Will the Producers of Female-Driven Wall Street Movie Equity Make Bank?
“No Wall Street movie has ever had a bad box office,” Sarah Megan Thomas, the producer and star of indie thriller Equity, says. “If we do a good job, it means we make money.”
Thomas did the profit-margin research. She and her producing partner and co-star Alysia Reiner (Orange Is the New Black) are hedging their bets on the film’s financial success, which in the indie world could simply mean recouping the film’s budget. But there are other factors to consider that still make Equity a risk.

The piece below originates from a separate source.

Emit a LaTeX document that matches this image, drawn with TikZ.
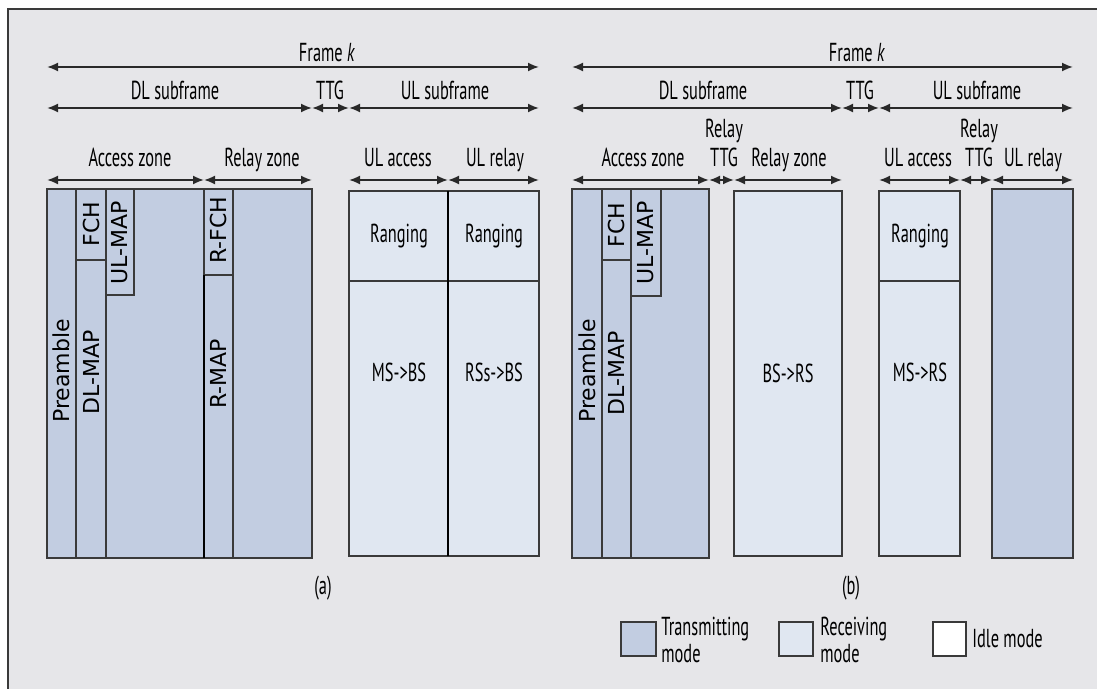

It’s a tense Wall Street thriller, and tense Wall Street thrillers are difficult to pull off on an indie budget; authentically re-creating the imposing decor of flashy conference rooms and the high-powered people who work in them takes either cash or ingenuity. Luckily, Thomas and Reiner nabbed production designer Diane Lederman, who worked on Wall Street: Money Never Sleeps (2010). But the film’s risks transcend its aesthetics; lurking in every scene, in every unsaid word and every downed cocktail, Equity sneaks something so groundbreaking into the story, without ever referencing it, that you have to wonder why this particular angle hasn’t been done before: From the auxiliary characters of doctors and lawyers to the three big stars, women are everywhere.
If the magnitude of this doesn’t quite set in, imagine you’re watching Wall Street, but Michael Douglas is a badass Anna Gunn (Breaking Bad) grooming a female Martin Sheen (Thomas) and being threatened by a lady U.S. Attorney (Reiner), who also happens to be married to a woman (Tracie Thoms).